The relationship shown above certainly isn’t uni-directional from productivity to exports. Causation of course runs both ways but it’s a virtuous cycle. Increased labour productivity leads to increased exports and then in turn that boosts productivity through multiple channels including:
Increased efficiency through export market exposure.
Increased specialisation and economies of scale.
Overall increased labour capacity and skills in the economy which translates across different industries.
Increased investment and capital intensity of industry.
Strategies for Improving Productivity and Kickstarting Export Growth
So how does a country improve its labour productivity and get this virtuous cycle rolling?

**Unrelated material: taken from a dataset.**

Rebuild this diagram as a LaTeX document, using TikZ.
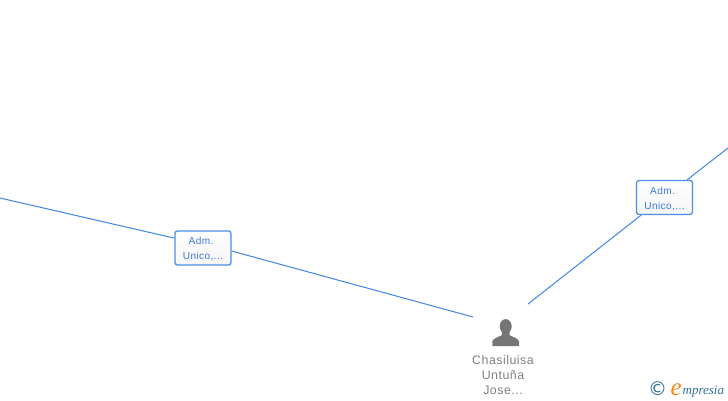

This is a very hard question, if it were easy there would be no poor countries. Bar massive infrastructure investment (which is often beyond the budgets of most low-income countries), countries must work to create a policy and regulatory environment that fosters growth in labour productivity through low-level manufacturing and exporting. Using our textiles example again, this would mean:
Incentivising companies to export through tax breaks which are linked to export incomes, and scaling these back if exports aren’t achieved.
Focusing financial institutions on cheap debt to companies engaged in export activities.
Simplifying and reducing administrative burden and overhead for export based industries.
Setting up free trade zones and industrial areas that are genuinely amenable to export industries.
Forcing parastatals (ports, utilities, etc.) to focus on the infrastructure that does exist to prioritise exporting industries.
Once these are in place and working properly (which isn’t always a given, and there are myriad instances where the regulations and policies exist, but aren’t properly implemented), then manufacturers will come, and in turn give Mama Rehema the option for higher wages than making aggregate. Focusing on building up exports with an eye on increasing labour productivity should be the primary focus of any low-income country’s industrial policy. The potential gains are on different scales to anything else that can be done.